Antimicrobial resistance is a complex global health challenge today. Discovery and development of new natural alternates with novel targets is utmost priority. In this experiment, alternative antibiotic agents in the form of silver nanoparticles (SNPs) and Achillea millefolium L. extracts were evaluated for antibacterial and antioxidant activity. The SNPs were synthesized using aqueous, ethanol and methanol extracts of A. millefolium and were monitored by a color change and UV-vis spectroscopy. The size and shape of the nanoparticles were determined through scanning electron microscopy and phase was assessed through X-ray diffraction.
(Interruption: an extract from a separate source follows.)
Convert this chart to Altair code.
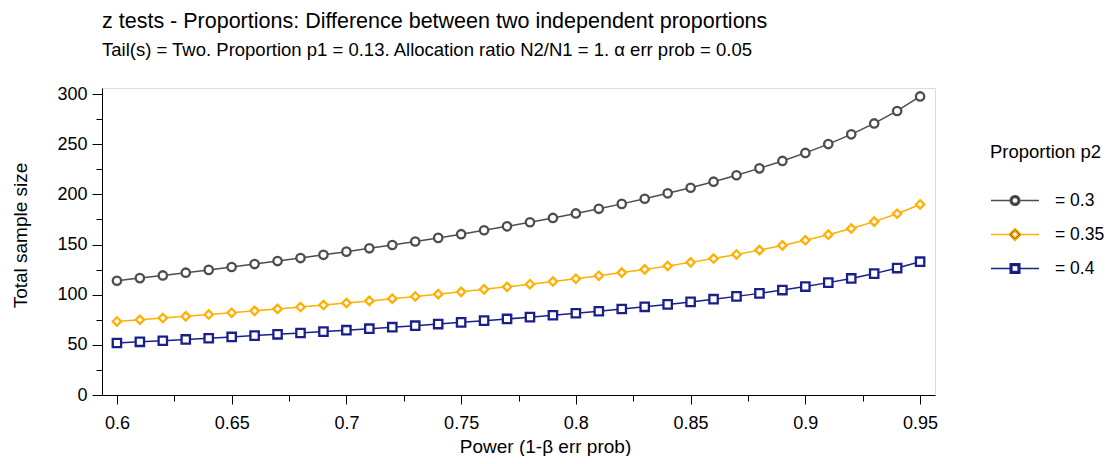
import altair as alt
import pandas as pd

# ---- data ----
power = [0.60, 0.61, 0.62, 0.63, 0.64, 0.65, 0.66, 0.67, 0.68, 0.69,
         0.70, 0.71, 0.72, 0.73, 0.74, 0.75, 0.76, 0.77, 0.78, 0.79,
         0.80, 0.81, 0.82, 0.83, 0.84, 0.85, 0.86, 0.87, 0.88, 0.89,
         0.90, 0.91, 0.92, 0.93, 0.94, 0.95]

series_labels = ["= 0.3", "= 0.35", "= 0.4"]

n_p2_030 = [113.9, 116.5, 119.2, 121.9, 124.7, 127.6, 130.5, 133.5, 136.5, 139.7,
            142.9, 146.2, 149.5, 153.0, 156.6, 160.3, 164.2, 168.1, 172.2, 176.5,
            181.0, 185.6, 190.5, 195.6, 201.0, 206.6, 212.6, 219.0, 225.9, 233.3,
            241.3, 250.1, 259.8, 270.7, 283.1, 297.6]

n_p2_035 = [73.3, 75.0, 76.7, 78.4, 80.2, 82.0, 83.9, 85.8, 87.7, 89.7,
            91.7, 93.8, 96.0, 98.2, 100.5, 102.8, 105.3, 107.8, 110.4, 113.1,
            115.9, 118.9, 122.0, 125.2, 128.6, 132.2, 136.0, 140.1, 144.4, 149.1,
            154.2, 159.8, 165.9, 172.8, 180.7, 189.9]

n_p2_040 = [51.8, 53.0, 54.1, 55.4, 56.6, 57.9, 59.2, 60.5, 61.8, 63.2,
            64.6, 66.1, 67.6, 69.1, 70.7, 72.4, 74.1, 75.8, 77.6, 79.5,
            81.5, 83.5, 85.7, 87.9, 90.3, 92.8, 95.5, 98.3, 101.3, 104.6,
            108.1, 112.0, 116.2, 121.0, 126.5, 132.9]

x_major = [0.6, 0.65, 0.7, 0.75, 0.8, 0.85, 0.9, 0.95]
x_minor = [0.625, 0.675, 0.725, 0.775, 0.825, 0.875, 0.925]
y_major = [0, 50, 100, 150, 200, 250, 300]
y_minor = [25, 75, 125, 175, 225, 275]

title_text = "z tests - Proportions: Difference between two independent proportions"
subtitle_text = "Tail(s) = Two. Proportion p1 = 0.13. Allocation ratio N2/N1 = 1. \u03b1 err prob = 0.05"

# ---- styling ----
FONT = "Liberation Sans"
colors = ["#4D4D4D", "#FFB000", "#1A1F8A"]
shapes = ["circle", "diamond", "square"]

rows = []
for lab, vals in zip(series_labels, [n_p2_030, n_p2_035, n_p2_040]):
    for p, v in zip(power, vals):
        rows.append({"power": p, "n": v, "p2": lab})
df = pd.DataFrame(rows)

x_scale = alt.Scale(domain=[0.5935, 0.9565], nice=False, zero=False)
y_scale = alt.Scale(domain=[0, 306], nice=False)
color_scale = alt.Scale(domain=series_labels, range=colors)
shape_scale = alt.Scale(domain=series_labels, range=shapes)

# legend symbol paths: line segment + hollow marker (annulus)
circ = ("M-1,0L-0.2,0M0.2,0L1,0"
        "M0.2,0A0.2,0.2 0 1,0 -0.2,0A0.2,0.2 0 1,0 0.2,0Z"
        "M0.13,0A0.13,0.13 0 1,1 -0.13,0A0.13,0.13 0 1,1 0.13,0Z")
diam = ("M-1,0L-0.25,0M0.25,0L1,0"
        "M-0.25,0L0,-0.25L0.25,0L0,0.25Z"
        "M-0.14,0L0,0.14L0.14,0L0,-0.14Z")
sqr = ("M-1,0L-0.2,0M0.2,0L1,0"
       "M-0.2,-0.2L0.2,-0.2L0.2,0.2L-0.2,0.2Z"
       "M-0.13,-0.13L-0.13,0.13L0.13,0.13L0.13,-0.13Z")
legend_shape_scale = alt.Scale(domain=series_labels, range=[circ, diam, sqr])

axis_common = dict(
    domainColor="black", domainWidth=1, tickColor="black", tickWidth=1,
    labelFont=FONT, labelFontSize=18, labelColor="black",
    titleFont=FONT, titleFontSize=19, titleColor="black", titleFontWeight="normal",
    grid=False,
)

x_axis = alt.Axis(values=x_major, format=".2~f", tickSize=9, labelPadding=10,
                  title="Power (1-\u03b2 err prob)", titlePadding=5, titleX=443,
                  orient="bottom", labelFlush=False, **axis_common)
y_axis = alt.Axis(values=y_major, format="d", tickSize=10, labelPadding=5,
                  title="Total sample size", titlePadding=26, titleY=147,
                  orient="left", **axis_common)

x_axis_minor = alt.Axis(values=x_minor, labels=False, domain=False, tickSize=6,
                        tickColor="black", tickWidth=1, grid=False, title=None,
                        orient="bottom")
y_axis_minor = alt.Axis(values=y_minor, labels=False, domain=False, tickSize=6,
                        tickColor="black", tickWidth=1, grid=False, title=None,
                        orient="left")

base = alt.Chart(df)

lines = base.mark_line(strokeWidth=1.5).encode(
    x=alt.X("power:Q", scale=x_scale, axis=x_axis),
    y=alt.Y("n:Q", scale=y_scale, axis=y_axis),
    color=alt.Color("p2:N", scale=color_scale, legend=None),
    detail="p2:N",
)

points = base.mark_point(filled=False, fill="white", strokeWidth=2.3, opacity=1).encode(
    x=alt.X("power:Q", scale=x_scale, axis=None),
    y=alt.Y("n:Q", scale=y_scale, axis=None),
    color=alt.Color("p2:N", scale=color_scale, legend=None),
    shape=alt.Shape("p2:N", scale=shape_scale, legend=None),
    size=alt.value(70),
)

minor = base.mark_point(opacity=0).encode(
    x=alt.X("power:Q", scale=x_scale, axis=x_axis_minor),
    y=alt.Y("n:Q", scale=y_scale, axis=y_axis_minor),
).transform_filter("false")

legend_kw = dict(
    title="Proportion p2", orient="none", legendX=888, legendY=55,
    titleFont=FONT, titleFontSize=18.5, titleFontWeight="normal", titleColor="black",
    titlePadding=14, labelFont=FONT, labelFontSize=17.5, labelColor="black",
    labelOffset=15, symbolSize=2304, symbolStrokeWidth=1.5, rowPadding=0,
    padding=0, symbolOpacity=1, labelLimit=200,
)

legend_layer = base.mark_point(filled=True, opacity=1).encode(
    color=alt.Color("p2:N", scale=color_scale, legend=alt.Legend(**legend_kw)),
    stroke=alt.Stroke("p2:N", scale=alt.Scale(domain=series_labels, range=colors),
                      legend=alt.Legend(**legend_kw)),
    shape=alt.Shape("p2:N", scale=legend_shape_scale, legend=alt.Legend(**legend_kw)),
).transform_filter("false")

chart = alt.layer(lines, points, minor, legend_layer).resolve_axis(
    x="independent", y="independent"
).resolve_scale(shape="independent", stroke="independent").properties(
    width=833, height=307,
    padding={"left": 94, "top": 80, "right": 171, "bottom": 61},
    autosize=alt.AutoSizeParams(type="none"),
    title=alt.TitleParams(
        text=title_text, subtitle=subtitle_text, anchor="start", frame="group",
        font=FONT, fontSize=21.5, fontWeight="normal", color="black",
        subtitleFont=FONT, subtitleFontSize=18.5, subtitleColor="black",
        subtitlePadding=8, offset=26,
    ),
).configure_view(stroke=None).configure(background="white")

chart.save("out.html", embed_options={"renderer": "svg", "actions": False})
The SNPs were shown to have an average diameter of 20.77, 18.53 and 14.27 nm with spherical, rectangular and cubical shapes, synthesized from aqueous, ethanol and methanol extract respectively. The response of biomolecules present in plant extract during the formation of SNPs was analyzed by Fourier transform infrared spectrometry, showing polyphenols, proteins, carboxylic acid and alcohol are involved in the formation of SNPs. The plant extracts and SNPs were then studied for their antibacterial potential against common human pathogens such as gram-positive bacteria (Staphylococcus aureus and Bacillus subtilis) and gram-negative bacteria (Salmonella enterica, Escherichia coli, and Pseudomonas aeruginosa), displaying a very good activity against both types of bacteria. The Methanol-SNPs exhibit greater inhibition of DPPH radicals with IC₅₀ 7.03 ± 0.31 μg/mL. This green method of synthesis of SNPs would support the production of SNPs with considerably boosted antibacterial and antioxidant properties and significantly enhanced therapeutic performance.